--- GIVEN INSTRUCTION ---
Give back exactly the lines from the beginning of the listing below to the line holding "var endHour = 96.3;", both ends included; the pictures stay out.

--- STORED DATA ---
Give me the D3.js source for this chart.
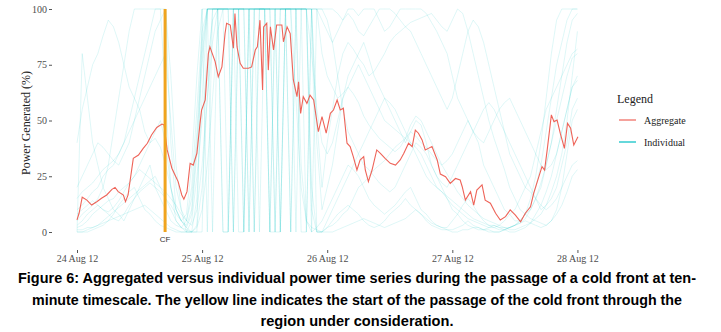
<!DOCTYPE html>
<html>
<head>
<meta charset="utf-8">
<script src="https://cdn.jsdelivr.net/npm/d3@7"></script>
<style>
body { margin: 0; background: #fff; }
svg { display: block; }
.serif, .serif text { font-family: "Liberation Serif", "Times New Roman", serif; }
</style>
</head>
<body>
<div id="chart"></div>
<script>
// start of the series, 24 Aug 2012 00:00
var startTime = Date.UTC(2012, 7, 24);
var endHour = 96.3;

// aggregate power (%), hours after start
var aggHours = [0, 0.4, 1.0, 1.9, 2.8, 3.8, 4.7, 5.7, 6.7, 7.3, 7.9, 8.9, 9.3, 9.8, 10.3, 10.8, 11.8, 12.7, 13.5, 14.3,
  15.3, 16.3, 16.7, 17.3, 18.2, 18.8, 19.4, 20.1, 20.5, 21.1, 21.7, 22.3, 23.0, 23.6, 23.9, 24.6, 25.2, 25.5, 26.5, 27.1,
  27.8, 28.4, 28.7, 29.4, 30.0, 30.3, 30.7, 31.3, 31.9, 32.9, 33.5, 34.2, 34.6, 35.1, 35.6, 35.8, 36.4, 36.7, 37.1, 37.7,
  38.3, 39.3, 39.6, 40.3, 40.9, 41.5, 42.2, 42.5, 42.9, 43.4, 44.1, 44.7, 45.4, 46.3, 47.0, 47.8, 48.6, 49.2, 49.9, 50.5,
  51.1, 51.8, 52.4, 53.0, 53.7, 54.3, 55.0, 55.3, 55.9, 56.6, 57.5, 58.2, 59.1, 60.1, 61.1, 62.0, 62.7, 63.6, 64.3, 64.9,
  65.5, 66.2, 66.8, 67.4, 68.1, 69.1, 69.7, 70.7, 71.6, 72.6, 73.5, 73.9, 74.5, 75.5, 76.1, 76.7, 77.7, 78.3, 79.3, 80.3,
  81.2, 82.2, 83.1, 84.1, 85.1, 86.0, 87.0, 87.6, 88.6, 89.2, 89.7, 90.2, 91.0, 91.5, 92.1, 92.7, 93.5, 94.1, 94.7, 95.3, 96.1];
var aggValues = [5.4, 8.4, 15.6, 14.3, 12.1, 13.6, 15.1, 16.6, 19.1, 20, 18.1, 16.6, 13.6, 16.6, 24.8, 33, 34.5, 37.5, 39.8, 43.5,
  46.9, 48.4, 48, 36.8, 28.6, 25.6, 22.6, 16.6, 14.7, 18.1, 30.8, 30, 35.3, 48.7, 54.7, 59.2, 80, 83, 76.4, 69.6,
  74, 89, 93.6, 92.8, 82.4, 98, 83, 75.6, 73.4, 73.4, 74, 81.6, 83, 95, 63.7, 92, 93.6, 72.6, 92, 81.6,
  92.8, 92.8, 85.3, 92, 89, 68.2, 60.7, 67.4, 53.2, 60.7, 57.7, 61.4, 59.2, 45, 51.7, 44.3, 53.2, 54.7, 59.2, 54.7,
  55.5, 39.8, 38.3, 33.8, 27.8, 32.3, 33.8, 27.8, 22.6, 27.8, 36.8, 35.3, 33, 30.8, 30, 32.3, 35.3, 39.8, 38.3, 45.7,
  44.3, 41.3, 36.8, 37.5, 38.3, 32.3, 26, 24.8, 21.8, 24, 23.3, 20.3, 14.3, 18.1, 12.1, 18.8, 21.1, 14.3, 12.9, 8.4,
  5.4, 6.9, 9.9, 7.6, 4.6, 8.4, 11.3, 17.3, 24.8, 29.3, 27.8, 36.8, 52.5, 49.5, 50.2, 44.3, 37.5, 48.7, 46.5, 39, 42.7];

// individual farms (%), hourly from 24 Aug 00:00 to 28 Aug 00:00
var ind01 = [2,3,5,8,10,12,14,15,18,20,22,25,30,35,40,45,50,40,20,10,5,8,30,70,
  100,100,100,100,100,100,100,100,100,100,100,100,100,100,100,100,100,100,100,100,100,100,100,100,
  100,100,98,95,100,100,97,100,100,100,95,90,92,96,100,100,100,100,100,98,94,90,85,80,
  70,60,55,50,45,40,30,25,20,15,10,8,5,5,8,12,20,30,45,60,75,85,95,100,100];
var ind02 = [40,55,65,75,80,88,95,92,85,75,65,60,55,45,40,42,38,30,20,10,5,3,10,40,
  80,100,100,100,0,0,100,100,100,0,100,100,100,100,0,100,100,100,60,20,5,0,2,5,
  10,15,20,25,30,28,25,20,15,12,10,8,10,12,15,18,20,15,10,8,5,3,2,2,
  5,8,12,15,12,8,5,3,2,1,1,2,3,5,8,10,15,20,30,40,55,70,85,95,98];
var ind03 = [5,8,10,12,15,20,30,45,60,75,90,100,100,100,100,100,100,60,20,5,2,0,0,15,
  60,100,100,100,100,100,100,100,0,100,100,100,100,100,0,0,100,100,100,100,100,100,40,10,
  20,30,45,60,70,75,80,85,78,70,65,60,55,50,45,40,45,50,48,40,30,25,20,15,
  12,10,8,6,5,4,3,2,2,3,5,8,10,15,20,25,35,45,55,60,65,70,75,80,82];
var ind04 = [0,80,60,40,30,20,15,10,8,5,10,15,20,25,30,20,15,10,5,3,2,5,20,55,
  90,100,100,100,100,100,0,100,100,100,100,100,100,100,100,100,100,100,100,0,0,100,100,100,
  95,85,70,55,45,40,35,30,28,25,22,20,18,20,25,30,35,40,38,35,30,25,22,20,
  25,30,35,40,45,50,55,58,55,50,45,40,35,30,25,20,15,10,12,15,20,30,40,55,60];
var ind05 = [0,0,0,1,2,3,5,8,12,15,18,20,15,10,8,5,3,2,1,0,0,0,5,25,
  50,75,95,100,100,100,100,0,0,100,100,100,100,0,100,100,100,100,100,100,100,20,0,0,
  2,5,8,10,12,10,8,5,3,2,3,5,8,10,12,15,12,10,8,5,3,2,1,1,
  1,2,3,5,3,2,1,0,0,0,1,2,3,5,8,15,25,40,60,80,95,100,100,100,100];
var ind06 = [10,12,15,18,20,25,28,30,35,40,45,50,55,60,65,70,75,80,50,20,10,5,15,45,
  85,100,100,100,100,100,100,100,100,100,100,100,100,100,100,100,100,100,100,100,100,100,100,95,
  90,85,90,95,98,95,90,88,92,96,100,100,100,98,95,92,90,85,80,75,70,65,60,55,
  60,70,80,90,95,92,85,75,65,55,45,35,30,25,20,18,15,12,10,12,15,20,25,30,32];
var ind07 = [3,5,8,10,12,10,8,6,5,8,12,15,18,20,22,20,18,15,12,8,5,2,0,0,
  0,100,0,100,0,0,100,100,0,100,0,100,100,0,100,0,100,0,100,100,0,100,0,0,
  5,10,15,20,25,30,35,40,45,50,55,60,58,55,50,45,40,35,30,25,22,20,18,15,
  10,8,5,3,2,1,1,2,3,2,1,0,0,1,2,4,8,12,18,25,35,45,55,65,70];
var ind08 = [8,10,12,14,12,10,9,11,14,18,22,25,28,26,24,22,20,18,15,12,8,5,3,10,
  30,60,85,100,100,100,100,100,100,0,100,100,100,100,100,100,100,0,100,100,100,80,55,40,
  35,40,50,60,65,62,58,52,48,45,42,40,38,36,38,42,48,52,50,45,40,35,30,26,
  22,18,15,12,10,8,6,5,4,3,2,2,3,4,6,10,15,22,30,40,50,60,70,78,80];
var ind09 = [15,18,20,22,25,28,30,32,35,40,50,60,70,80,90,100,100,100,40,10,5,2,8,35,
  75,100,100,100,100,100,100,100,100,100,100,0,100,100,100,100,100,100,100,100,100,100,50,20,
  40,55,70,80,85,82,78,75,70,72,76,80,85,88,90,92,94,95,96,97,98,95,92,90,
  95,100,98,90,80,70,60,50,42,35,28,20,15,10,8,6,5,4,3,5,10,20,35,50,55];
var ind10 = [0,0,1,2,3,5,7,9,11,13,15,17,19,21,23,25,20,15,10,5,2,1,0,3,
  20,60,100,100,100,0,100,100,100,100,100,100,100,100,100,100,100,100,100,30,5,2,1,0,
  2,3,5,8,10,15,20,22,25,28,30,32,35,38,40,42,45,43,40,38,35,32,30,32,
  35,40,45,50,45,42,40,45,50,55,58,60,55,50,45,40,35,30,28,30,35,45,55,65,68];
var ind11 = [1,1,2,2,3,4,5,6,7,8,9,10,11,12,10,8,6,4,2,1,0,0,0,2,
  10,30,60,90,100,100,100,100,100,100,100,100,100,0,0,100,100,100,100,100,100,10,0,0,
  0,0,1,2,3,4,5,6,5,4,3,2,3,4,5,6,8,10,8,6,4,3,2,1,
  0,0,1,1,2,2,1,1,0,0,1,2,3,4,5,4,3,2,3,5,8,12,18,25,28];
var ind12 = [20,25,30,35,40,38,35,32,30,35,40,50,60,70,80,90,95,100,70,30,10,0,0,0,
  100,0,100,100,100,100,0,100,100,100,0,100,100,100,100,0,100,100,0,100,100,0,100,80,
  70,65,60,62,65,70,75,70,65,60,55,50,48,46,44,42,40,38,35,30,25,20,18,16,
  14,12,10,8,6,5,4,3,3,2,2,1,1,2,3,4,6,8,12,18,25,35,50,70,90];
var individuals = [ind01, ind02, ind03, ind04, ind05, ind06, ind07, ind08, ind09, ind10, ind11, ind12];

var yTicks = [0, 25, 50, 75, 100];
var dayTicks = ['2012-08-24', '2012-08-25', '2012-08-26', '2012-08-27', '2012-08-28'];
var cfHour = 16.9;
var legendItems = ['Aggregate', 'Individual'];
var caption = [
  'Figure 6: Aggregated versus individual power time series during the passage of a cold front at ten-',
  'minute timescale. The yellow line indicates the start of the passage of the cold front through the',
  'region under consideration.'
];

var width = 721, height = 332;
var serif = '"Liberation Serif", "Times New Roman", serif';
var toDate = function (h) { return new Date(startTime + h * 3600e3); };

var svg = d3.select('#chart').append('svg')
  .attr('width', width)
  .attr('height', height);

var x = d3.scaleUtc()
  .domain([toDate(0), toDate(endHour)])
  .range([77, 579]);
var y = d3.scaleLinear()
  .domain([0, 100])
  .range([232, 9]);

var color = d3.scaleOrdinal().domain(legendItems).range(['#ee6459', '#00bfc4']);

// individual lines
var indLine = d3.line()
  .x(function (d, i) { return x(toDate(i)); })
  .y(function (d) { return y(d); });

svg.append('g').selectAll('path')
  .data(individuals)
  .enter().append('path')
  .attr('d', indLine)
  .attr('fill', 'none')
  .attr('stroke', color('Individual'))
  .attr('stroke-width', 0.6)
  .attr('stroke-opacity', 0.22);

// aggregate line
var aggLine = d3.line()
  .x(function (d) { return x(toDate(d[0])); })
  .y(function (d) { return y(d[1]); });

svg.append('path')
  .datum(d3.zip(aggHours, aggValues))
  .attr('d', aggLine)
  .attr('fill', 'none')
  .attr('stroke', color('Aggregate'))
  .attr('stroke-width', 1.1);

// cold front marker
svg.append('line')
  .attr('x1', x(toDate(cfHour))).attr('x2', x(toDate(cfHour)))
  .attr('y1', y(100)).attr('y2', y(0))
  .attr('stroke', '#f0a41e')
  .attr('stroke-width', 3);
svg.append('text')
  .attr('x', x(toDate(cfHour)))
  .attr('y', 242)
  .attr('text-anchor', 'middle')
  .attr('font-family', '"Liberation Sans", Arial, sans-serif')
  .attr('font-size', 8)
  .attr('fill', '#333')
  .text('CF');

// axes
var yAxis = svg.append('g')
  .attr('transform', 'translate(52,0)')
  .call(d3.axisLeft(y).tickValues(yTicks).tickSize(3).tickPadding(2));
var xAxis = svg.append('g')
  .attr('transform', 'translate(0,250)')
  .call(d3.axisBottom(x)
    .tickValues(dayTicks.map(function (d) { return new Date(d + 'T00:00:00Z'); }))
    .tickFormat(d3.utcFormat('%d %b %y'))
    .tickSize(3).tickPadding(2));
[yAxis, xAxis].forEach(function (a) {
  a.attr('class', 'serif').attr('font-size', 10);
  a.select('.domain').remove();
  a.selectAll('line').attr('stroke', '#555');
  a.selectAll('text')
    .attr('fill', '#4d4d4d')
    .style('font-family', serif);
});

svg.append('text')
  .attr('class', 'serif')
  .attr('transform', 'translate(30,123) rotate(-90)')
  .attr('text-anchor', 'middle')
  .attr('fill', '#222')
  .attr('font-size', 12)
  .text('Power Generated (%)');

// legend
var legend = svg.append('g')
  .attr('class', 'serif')
  .attr('transform', 'translate(617,0)');
legend.append('text')
  .attr('x', 0).attr('y', 103)
  .attr('fill', '#222')
  .attr('font-size', 12)
  .text('Legend');
var items = legend.selectAll('.item')
  .data(legendItems)
  .enter().append('g')
  .attr('class', 'item')
  .attr('transform', function (d, i) { return 'translate(0,' + (120 + i * 22) + ')'; });
items.append('line')
  .attr('x1', 2).attr('x2', 19)
  .attr('stroke', function (d) { return color(d); })
  .attr('stroke-width', 1.2);
items.append('text')
  .attr('x', 27).attr('y', 3.5)
  .attr('fill', '#222')
  .attr('font-size', 10)
  .text(function (d) { return d; });

// caption, stretched to the widths of the original lines
var captionWidths = [678, 650, 193];
svg.append('g').selectAll('text')
  .data(caption)
  .enter().append('text')
  .attr('x', 357)
  .attr('y', function (d, i) { return 283 + i * 21.5; })
  .attr('text-anchor', 'middle')
  .attr('fill', '#000')
  .attr('font-family', '"Liberation Sans", Arial, sans-serif')
  .attr('font-weight', 'bold')
  .attr('font-size', 14.5)
  .attr('textLength', function (d, i) { return captionWidths[i]; })
  .attr('lengthAdjust', 'spacingAndGlyphs')
  .text(function (d) { return d; });
</script>
</body>
</html>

--- FULL RESPONSE ---
Give me the D3.js source for this chart.
<!DOCTYPE html>
<html>
<head>
<meta charset="utf-8">
<script src="https://cdn.jsdelivr.net/npm/d3@7"></script>
<style>
body { margin: 0; background: #fff; }
svg { display: block; }
.serif, .serif text { font-family: "Liberation Serif", "Times New Roman", serif; }
</style>
</head>
<body>
<div id="chart"></div>
<script>
// start of the series, 24 Aug 2012 00:00
var startTime = Date.UTC(2012, 7, 24);
var endHour = 96.3;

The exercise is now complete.